My acid-night order is:
- Cleanse.
- Apply the exfoliant as directed.
- Skip other strong actives.
- Moisturize well.
That is enough.
If your skin feels polished the next morning, great. If it feels shiny, tight, hot, or weirdly smooth in a plastic way, that is not glow. That is a warning.
I would rather exfoliate once a week and keep my skin calm than exfoliate three times a week and spend the rest of the month repairing damage I caused myself.
The reset night is the step nobody wants to admit they need
Reset nights saved my routine.
Not because they are glamorous. Because they stop one bad decision from becoming a two-week irritation spiral.
A reset night looks like this:
- Cleanse gently.
- Add a hydrating layer if it does not sting.
- Use a moisturizer your skin already trusts.
- Stop.
No acids.
No retinoid.
No new mask.
No "just a little" spot test across your whole face.
Reset nights are for skin that feels tight, itchy, hot, flaky, freshly shaved, over-exfoliated, or just less tolerant than usual. They are also useful after travel, too much sun, a procedure, or a week where you kept changing products.
The discipline is stopping early.
The mistakes that kept my routine messy
The first mistake was using products because they were open.
That sounds silly, but it is common. Once a product is on the shelf, it starts feeling like it deserves a turn. It does not. Your skin does not owe every bottle equal time.
The second mistake was treating every concern as urgent.
Texture, pores, dark spots, acne, dryness, redness, and fine lines may all matter. They do not all need to be handled in the same routine. Pick the most annoying bottleneck and build around that first.
The third mistake was changing too much at once.
If I add a new cleanser, a new serum, and a new retinol in the same week, I have no idea what helped or what irritated me. A routine tracker helps here because it makes the pattern visible instead of emotional.
The fourth mistake was calling irritation "purging" too quickly.
Some acne treatments can bring congestion forward.
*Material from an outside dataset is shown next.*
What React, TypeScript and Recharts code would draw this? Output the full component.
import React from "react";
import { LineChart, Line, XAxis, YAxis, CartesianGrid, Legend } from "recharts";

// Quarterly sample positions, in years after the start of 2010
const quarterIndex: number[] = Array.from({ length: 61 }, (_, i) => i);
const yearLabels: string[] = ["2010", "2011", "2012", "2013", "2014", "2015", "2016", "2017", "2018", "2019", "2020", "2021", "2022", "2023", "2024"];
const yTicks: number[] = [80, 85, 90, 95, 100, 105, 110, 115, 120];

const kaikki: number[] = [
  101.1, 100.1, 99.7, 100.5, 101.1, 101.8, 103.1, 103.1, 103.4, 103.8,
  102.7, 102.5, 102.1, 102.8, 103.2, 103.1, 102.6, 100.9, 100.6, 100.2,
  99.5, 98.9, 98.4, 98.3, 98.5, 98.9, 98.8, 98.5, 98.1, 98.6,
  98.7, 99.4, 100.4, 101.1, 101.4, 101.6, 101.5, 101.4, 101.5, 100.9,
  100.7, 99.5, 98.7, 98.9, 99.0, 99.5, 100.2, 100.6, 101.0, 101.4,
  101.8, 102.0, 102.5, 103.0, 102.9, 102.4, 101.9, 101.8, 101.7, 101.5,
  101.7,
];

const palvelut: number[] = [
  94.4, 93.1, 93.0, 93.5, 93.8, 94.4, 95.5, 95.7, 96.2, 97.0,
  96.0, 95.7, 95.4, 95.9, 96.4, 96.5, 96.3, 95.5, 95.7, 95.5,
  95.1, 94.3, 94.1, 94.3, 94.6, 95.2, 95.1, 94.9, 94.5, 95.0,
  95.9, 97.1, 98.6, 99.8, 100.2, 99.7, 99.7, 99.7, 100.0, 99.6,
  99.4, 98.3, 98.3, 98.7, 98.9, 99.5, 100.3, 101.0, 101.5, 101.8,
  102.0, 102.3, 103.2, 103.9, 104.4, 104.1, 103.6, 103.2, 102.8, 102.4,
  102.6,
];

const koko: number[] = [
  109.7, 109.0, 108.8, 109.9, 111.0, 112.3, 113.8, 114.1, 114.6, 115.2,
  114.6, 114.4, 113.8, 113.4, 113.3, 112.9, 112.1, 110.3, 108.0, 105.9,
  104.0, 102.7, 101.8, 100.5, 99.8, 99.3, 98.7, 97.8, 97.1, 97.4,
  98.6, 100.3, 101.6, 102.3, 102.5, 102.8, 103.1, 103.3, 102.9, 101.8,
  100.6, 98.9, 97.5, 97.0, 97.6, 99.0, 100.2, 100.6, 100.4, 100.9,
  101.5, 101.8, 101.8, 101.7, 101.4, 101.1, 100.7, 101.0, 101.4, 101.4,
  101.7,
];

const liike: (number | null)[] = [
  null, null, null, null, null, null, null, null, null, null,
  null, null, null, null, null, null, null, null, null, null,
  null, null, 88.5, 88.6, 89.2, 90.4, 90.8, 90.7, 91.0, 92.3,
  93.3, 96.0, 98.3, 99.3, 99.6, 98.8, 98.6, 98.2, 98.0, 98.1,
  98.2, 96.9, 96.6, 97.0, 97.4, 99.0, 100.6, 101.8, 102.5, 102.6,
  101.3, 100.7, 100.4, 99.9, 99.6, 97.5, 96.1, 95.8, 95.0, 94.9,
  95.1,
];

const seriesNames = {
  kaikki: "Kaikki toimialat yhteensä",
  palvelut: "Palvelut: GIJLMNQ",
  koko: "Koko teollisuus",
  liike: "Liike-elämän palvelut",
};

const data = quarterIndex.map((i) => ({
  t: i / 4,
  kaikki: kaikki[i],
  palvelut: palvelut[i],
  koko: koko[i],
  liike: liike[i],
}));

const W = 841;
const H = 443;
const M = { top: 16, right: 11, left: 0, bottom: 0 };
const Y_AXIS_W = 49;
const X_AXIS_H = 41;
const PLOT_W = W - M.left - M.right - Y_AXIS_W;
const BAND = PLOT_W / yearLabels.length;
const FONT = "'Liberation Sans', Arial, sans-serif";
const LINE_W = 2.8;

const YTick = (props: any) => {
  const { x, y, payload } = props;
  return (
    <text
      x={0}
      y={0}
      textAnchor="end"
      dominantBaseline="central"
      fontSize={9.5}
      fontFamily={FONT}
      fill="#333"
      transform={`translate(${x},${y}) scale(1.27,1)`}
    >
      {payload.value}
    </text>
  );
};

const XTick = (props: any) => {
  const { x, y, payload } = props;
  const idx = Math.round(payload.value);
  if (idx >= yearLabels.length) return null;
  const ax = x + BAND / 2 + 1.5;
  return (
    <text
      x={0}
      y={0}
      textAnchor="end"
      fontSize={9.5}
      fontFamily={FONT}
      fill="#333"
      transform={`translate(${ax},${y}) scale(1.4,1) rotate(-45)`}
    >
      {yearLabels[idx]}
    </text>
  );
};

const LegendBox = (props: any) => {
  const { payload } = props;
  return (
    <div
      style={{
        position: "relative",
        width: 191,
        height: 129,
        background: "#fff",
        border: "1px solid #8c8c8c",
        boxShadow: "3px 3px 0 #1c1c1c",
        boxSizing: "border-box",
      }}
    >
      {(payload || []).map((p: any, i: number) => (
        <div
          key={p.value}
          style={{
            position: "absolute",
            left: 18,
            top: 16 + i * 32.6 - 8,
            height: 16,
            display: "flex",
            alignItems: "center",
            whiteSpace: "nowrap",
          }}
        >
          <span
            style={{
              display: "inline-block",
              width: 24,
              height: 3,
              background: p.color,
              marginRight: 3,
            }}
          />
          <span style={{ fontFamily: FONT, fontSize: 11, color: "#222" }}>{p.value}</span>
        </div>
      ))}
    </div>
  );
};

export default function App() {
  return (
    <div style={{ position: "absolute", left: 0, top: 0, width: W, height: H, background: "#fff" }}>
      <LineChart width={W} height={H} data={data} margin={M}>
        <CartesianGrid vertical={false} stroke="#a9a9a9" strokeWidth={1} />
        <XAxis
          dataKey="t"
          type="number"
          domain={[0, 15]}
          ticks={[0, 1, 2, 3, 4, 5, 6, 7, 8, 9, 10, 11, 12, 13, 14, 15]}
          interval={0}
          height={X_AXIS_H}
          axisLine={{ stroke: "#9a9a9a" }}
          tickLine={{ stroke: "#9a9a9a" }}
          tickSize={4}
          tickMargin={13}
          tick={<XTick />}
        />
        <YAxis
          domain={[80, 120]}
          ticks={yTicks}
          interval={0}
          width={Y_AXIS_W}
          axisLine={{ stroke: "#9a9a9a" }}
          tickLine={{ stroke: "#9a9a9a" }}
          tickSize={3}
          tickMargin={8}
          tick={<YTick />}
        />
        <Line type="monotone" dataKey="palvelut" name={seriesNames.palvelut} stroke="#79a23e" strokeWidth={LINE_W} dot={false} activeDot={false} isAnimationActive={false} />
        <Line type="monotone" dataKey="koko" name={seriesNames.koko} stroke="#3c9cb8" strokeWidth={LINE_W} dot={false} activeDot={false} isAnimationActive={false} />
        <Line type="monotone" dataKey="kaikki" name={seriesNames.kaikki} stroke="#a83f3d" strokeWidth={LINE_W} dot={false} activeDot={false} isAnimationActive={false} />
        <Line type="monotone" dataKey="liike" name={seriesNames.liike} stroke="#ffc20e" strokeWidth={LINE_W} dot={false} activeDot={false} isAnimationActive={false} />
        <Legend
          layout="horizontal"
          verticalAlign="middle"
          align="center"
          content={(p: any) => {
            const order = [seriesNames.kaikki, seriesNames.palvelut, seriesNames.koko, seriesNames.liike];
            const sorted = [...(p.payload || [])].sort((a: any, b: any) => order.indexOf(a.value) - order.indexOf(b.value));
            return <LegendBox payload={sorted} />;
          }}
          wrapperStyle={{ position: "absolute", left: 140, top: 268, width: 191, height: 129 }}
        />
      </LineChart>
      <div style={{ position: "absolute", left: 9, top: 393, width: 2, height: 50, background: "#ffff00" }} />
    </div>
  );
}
But burning, itching, rawness, swelling, and widespread flaking are not signs that your skin is becoming better at skin care. They are signs to slow down.
The weekly rhythm that finally made sense
The daily order matters.
The weekly rhythm matters more.
This is the rhythm I would use if I wanted results without chaos:
| Day type | What it means | Example |
|---|---|---|
| Normal morning | Protect and keep layers light | Hydration, moisturizer if needed, sunscreen |
| Normal night | Cleanse and maintain | Cleanse, gentle serum, moisturizer |
| Retinoid night | Texture and long-term treatment | Cleanse, retinoid, moisturizer |
| Acid night | Smoothness and dullness support | Cleanse, exfoliant, moisturizer |
| Reset night | Barrier support | Cleanse, hydrate, moisturize |
You do not need all five day types every week. You need enough structure that you stop making product decisions while tired in front of the mirror.
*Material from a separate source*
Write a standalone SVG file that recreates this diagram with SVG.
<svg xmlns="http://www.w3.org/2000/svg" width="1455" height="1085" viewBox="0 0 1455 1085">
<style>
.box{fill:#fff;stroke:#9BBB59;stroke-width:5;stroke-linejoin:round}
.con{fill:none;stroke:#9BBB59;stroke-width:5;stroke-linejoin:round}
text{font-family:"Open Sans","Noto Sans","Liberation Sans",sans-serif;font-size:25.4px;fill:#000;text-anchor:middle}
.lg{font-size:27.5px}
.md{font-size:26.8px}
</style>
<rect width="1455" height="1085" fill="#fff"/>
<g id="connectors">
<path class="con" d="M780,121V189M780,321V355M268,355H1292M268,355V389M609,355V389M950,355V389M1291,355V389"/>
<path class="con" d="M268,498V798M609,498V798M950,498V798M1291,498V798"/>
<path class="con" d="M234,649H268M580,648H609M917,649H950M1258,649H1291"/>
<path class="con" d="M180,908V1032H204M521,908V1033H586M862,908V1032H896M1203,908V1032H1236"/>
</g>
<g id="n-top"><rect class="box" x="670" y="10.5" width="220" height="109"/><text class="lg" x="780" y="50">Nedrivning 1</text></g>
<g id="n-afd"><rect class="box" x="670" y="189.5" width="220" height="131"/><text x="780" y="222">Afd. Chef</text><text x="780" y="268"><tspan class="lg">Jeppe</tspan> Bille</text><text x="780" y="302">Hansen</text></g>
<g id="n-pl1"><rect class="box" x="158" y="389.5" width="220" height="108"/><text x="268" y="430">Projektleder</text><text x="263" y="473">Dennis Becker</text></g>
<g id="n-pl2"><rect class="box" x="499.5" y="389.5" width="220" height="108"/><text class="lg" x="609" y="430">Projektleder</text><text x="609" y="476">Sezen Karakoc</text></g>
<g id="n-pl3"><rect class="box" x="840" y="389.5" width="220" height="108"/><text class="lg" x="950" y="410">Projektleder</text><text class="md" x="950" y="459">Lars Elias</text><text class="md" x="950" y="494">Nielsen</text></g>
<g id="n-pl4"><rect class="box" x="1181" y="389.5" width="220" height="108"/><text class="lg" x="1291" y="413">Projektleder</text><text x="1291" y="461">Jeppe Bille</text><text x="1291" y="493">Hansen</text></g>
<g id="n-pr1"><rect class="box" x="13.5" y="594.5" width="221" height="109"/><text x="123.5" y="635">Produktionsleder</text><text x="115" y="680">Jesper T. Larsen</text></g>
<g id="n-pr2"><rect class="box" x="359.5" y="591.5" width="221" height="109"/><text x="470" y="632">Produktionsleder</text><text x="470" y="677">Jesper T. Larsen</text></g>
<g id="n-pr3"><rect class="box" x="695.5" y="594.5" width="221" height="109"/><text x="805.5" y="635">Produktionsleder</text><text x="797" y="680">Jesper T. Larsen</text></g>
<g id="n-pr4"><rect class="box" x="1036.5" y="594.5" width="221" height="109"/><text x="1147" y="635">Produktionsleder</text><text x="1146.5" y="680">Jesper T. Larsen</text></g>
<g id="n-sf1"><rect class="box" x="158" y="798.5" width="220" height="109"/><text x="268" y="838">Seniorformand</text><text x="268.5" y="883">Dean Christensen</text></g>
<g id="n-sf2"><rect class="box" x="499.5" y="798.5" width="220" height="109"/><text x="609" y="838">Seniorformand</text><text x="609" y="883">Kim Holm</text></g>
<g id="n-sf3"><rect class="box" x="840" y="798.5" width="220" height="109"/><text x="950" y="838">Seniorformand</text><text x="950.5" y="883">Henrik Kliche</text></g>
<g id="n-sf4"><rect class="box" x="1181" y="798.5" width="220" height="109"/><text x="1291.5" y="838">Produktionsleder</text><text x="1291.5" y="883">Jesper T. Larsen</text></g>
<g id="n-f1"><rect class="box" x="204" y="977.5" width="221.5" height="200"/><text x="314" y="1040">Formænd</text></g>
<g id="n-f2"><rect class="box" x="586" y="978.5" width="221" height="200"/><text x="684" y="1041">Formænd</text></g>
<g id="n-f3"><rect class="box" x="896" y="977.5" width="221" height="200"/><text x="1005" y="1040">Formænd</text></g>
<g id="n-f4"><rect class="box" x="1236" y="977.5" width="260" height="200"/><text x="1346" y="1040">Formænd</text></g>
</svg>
That is usually when the bad stacking happens.
How Glass makes the order easier to keep
The reason I care about routine order is that skin care gets hard to understand when memory is doing all the tracking.
You think you used retinol twice this week, but maybe it was four times. You think the new serum broke you out, but maybe you also exfoliated, slept badly, skipped moisturizer, and changed sunscreen. You think the routine is not working, but maybe you only followed it three mornings out of seven.
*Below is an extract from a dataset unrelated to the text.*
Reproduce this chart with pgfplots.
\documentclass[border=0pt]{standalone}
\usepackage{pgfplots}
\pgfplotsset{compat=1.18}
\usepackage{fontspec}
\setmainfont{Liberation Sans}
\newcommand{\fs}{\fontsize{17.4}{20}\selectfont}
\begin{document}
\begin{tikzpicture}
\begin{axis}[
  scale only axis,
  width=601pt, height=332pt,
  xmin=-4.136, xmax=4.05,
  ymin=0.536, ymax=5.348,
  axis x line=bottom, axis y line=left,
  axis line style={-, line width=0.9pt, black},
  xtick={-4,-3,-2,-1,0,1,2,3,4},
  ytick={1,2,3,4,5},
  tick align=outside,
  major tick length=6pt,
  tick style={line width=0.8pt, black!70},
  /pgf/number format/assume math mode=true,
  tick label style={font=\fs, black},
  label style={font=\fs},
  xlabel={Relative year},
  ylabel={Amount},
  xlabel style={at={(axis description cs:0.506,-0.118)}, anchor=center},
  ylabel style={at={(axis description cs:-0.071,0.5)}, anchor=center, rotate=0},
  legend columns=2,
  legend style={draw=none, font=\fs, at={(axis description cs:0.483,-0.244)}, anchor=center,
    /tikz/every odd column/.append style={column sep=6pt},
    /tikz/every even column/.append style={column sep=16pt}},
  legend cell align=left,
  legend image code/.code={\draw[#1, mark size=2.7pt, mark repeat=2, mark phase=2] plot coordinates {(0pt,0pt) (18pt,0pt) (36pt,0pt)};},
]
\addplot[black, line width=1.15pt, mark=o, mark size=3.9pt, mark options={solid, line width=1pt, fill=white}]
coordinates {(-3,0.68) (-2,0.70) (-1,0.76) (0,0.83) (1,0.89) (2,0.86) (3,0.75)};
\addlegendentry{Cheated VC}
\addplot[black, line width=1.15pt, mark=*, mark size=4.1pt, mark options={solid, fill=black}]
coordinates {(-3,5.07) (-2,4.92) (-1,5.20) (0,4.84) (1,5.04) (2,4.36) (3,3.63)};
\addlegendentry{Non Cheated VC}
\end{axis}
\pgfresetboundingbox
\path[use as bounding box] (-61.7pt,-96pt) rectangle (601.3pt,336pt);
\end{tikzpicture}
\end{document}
Glass is useful because it turns the routine into something you can actually see. You can build morning and night steps, track what you did, scan products, and connect the routine to how your skin is changing over time.
That matters because the best order is not just the one someone writes down for you.
It is the one you can repeat long enough to learn from.
My final rule
If your routine feels confusing, do not add another product first.
Rewrite the order.
Morning should protect. Night should cleanse, treat with restraint, and repair. Reset nights should be allowed before your skin forces them on you.
Once the order is clean, everything gets easier to judge.
Sunscreen either wears well or it does not. Retinol either fits your night rhythm or it is too much right now. A hydrating serum either makes your skin more comfortable or it is just another wet layer. A moisturizer either supports the barrier or sits there making everything heavier.
That is the real value of getting the skin care routine order right.
It gives every product a job.
And it gives your skin a chance to answer clearly.
FAQ
What order should skin care go in morning and night?
In the morning, use cleanser or a rinse, then hydrating or treatment serum, moisturizer if needed, and sunscreen last. At night, remove sunscreen or makeup, cleanse, use one treatment lane, and finish with moisturizer.
Do I need to cleanse both morning and night?
Most people should cleanse at night, especially if they wore sunscreen, makeup, or heavier products. Morning cleansing depends on skin type. Dry or sensitive skin may only need a rinse, while oily skin may prefer a gentle cleanse.
Should retinol go before or after moisturizer?
Retinol often goes before moisturizer, but sensitive skin may tolerate it better with moisturizer first or with the sandwich method. The best placement is the one that lets you use it consistently without irritation.
Can I use vitamin C in the morning and retinol at night?
Yes, many routines separate them that way. Vitamin C usually makes more sense in the morning under sunscreen, while retinol usually makes more sense at night. Introduce them gradually instead of starting both at full speed.
What should I skip when my skin barrier feels damaged?
Skip exfoliating acids, retinoids, harsh cleansers, strong vitamin C, and new products. Use a gentle cleanse, a familiar moisturizer, and sunscreen during the day until your skin feels normal again.